* Begin *

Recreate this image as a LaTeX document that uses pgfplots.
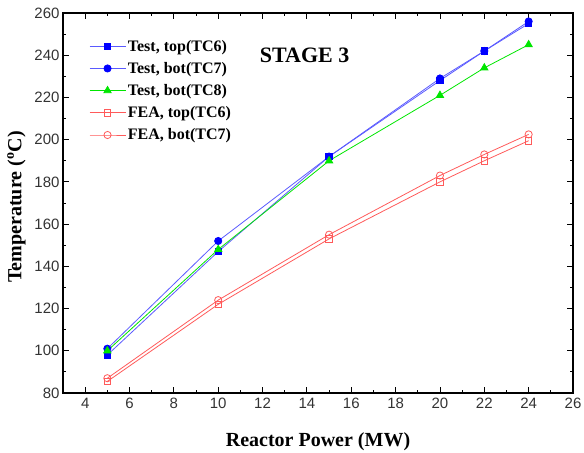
\documentclass[border=0pt]{standalone}
\usepackage{pgfplots}
\pgfplotsset{compat=1.18}
\usepackage{fontspec}
\setmainfont{Liberation Serif}
\newfontfamily\arialf{Liberation Sans}
\definecolor{tblue}{RGB}{0,0,255}
\definecolor{tlblue}{RGB}{90,90,255}
\definecolor{tgreen}{RGB}{0,230,0}
\definecolor{tred}{RGB}{255,90,90}
\begin{document}
\begin{tikzpicture}
\begin{axis}[
  scale only axis,
  width=510bp, height=380bp,
  xmin=3, xmax=26, ymin=80, ymax=260,
  xtick={4,6,...,26}, ytick={80,100,...,260},
  minor x tick num=1, minor y tick num=1,
  tick align=inside,
  major tick length=6bp, minor tick length=3.5bp,
  tick style={black, line width=0.9pt},
  axis line style={line width=1.2pt},
  /pgf/number format/assume math mode=true,
  ticklabel style={font=\arialf\fontsize{15bp}{17bp}\selectfont, text=black!80},
  xticklabel style={yshift=-2bp},
  xlabel={\textbf{Reactor Power (MW)}},
  ylabel={\textbf{Temperature (\textsuperscript{o}C)}},
  label style={font=\fontsize{20bp}{23bp}\selectfont},
  xlabel style={yshift=-17bp},
  ylabel style={yshift=2bp, xshift=-4bp},
  legend style={draw=none, fill=none, at={(0.045,0.94)}, anchor=north west,
    font=\bfseries\fontsize{16bp}{18bp}\selectfont, row sep=5.6bp},
  legend cell align=left,
  legend image code/.code={\draw[mark repeat=2,mark phase=2] plot coordinates {(0bp,0bp) (18bp,0bp) (36bp,0bp)};},
]
\addplot[tlblue, line width=0.8pt, mark=square*, mark size=3.2bp, mark options={tblue, fill=tblue}]
  coordinates {(5,98) (10,147) (15,192) (20,228) (22,242) (24,255)};
\addlegendentry{Test, top(TC6)}
\addplot[tlblue, line width=0.8pt, mark=*, mark size=3.6bp, mark options={tblue, fill=tblue}]
  coordinates {(5,101) (10,152) (15,192) (20,229) (22,242) (24,256)};
\addlegendentry{Test, bot(TC7)}
\addplot[tgreen, line width=0.8pt, mark=triangle*, mark size=4.2bp, mark options={tgreen, fill=tgreen}]
  coordinates {(5,100) (10,148) (15,190) (20,221) (22,234) (24,245)};
\addlegendentry{Test, bot(TC8)}
\addplot[tred, line width=0.8pt, mark=square, mark size=3.2bp, mark options={tred, fill=white}]
  coordinates {(5,85.5) (10,122) (15,153) (20,180) (22,190) (24,199.5)};
\addlegendentry{FEA, top(TC6)}
\addplot[tred, line width=0.8pt, mark=o, mark size=3.6bp, mark options={tred, fill=white}]
  coordinates {(5,87) (10,124) (15,155) (20,183) (22,193) (24,202.5)};
\addlegendentry{FEA, bot(TC7)}
\node[font=\bfseries\fontsize{22bp}{24bp}\selectfont] at (axis cs:13.9,240) {STAGE 3};
\end{axis}
\pgfresetboundingbox
\path (current axis.south west) ++(-63bp,-60bp) rectangle ([shift={(11bp,13bp)}]current axis.north east);
\end{tikzpicture}
\end{document}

* End *

_REQUEST:_
From the listing, tally every line with the word "image" in it and give only the tally.

_SOLUTION:_
2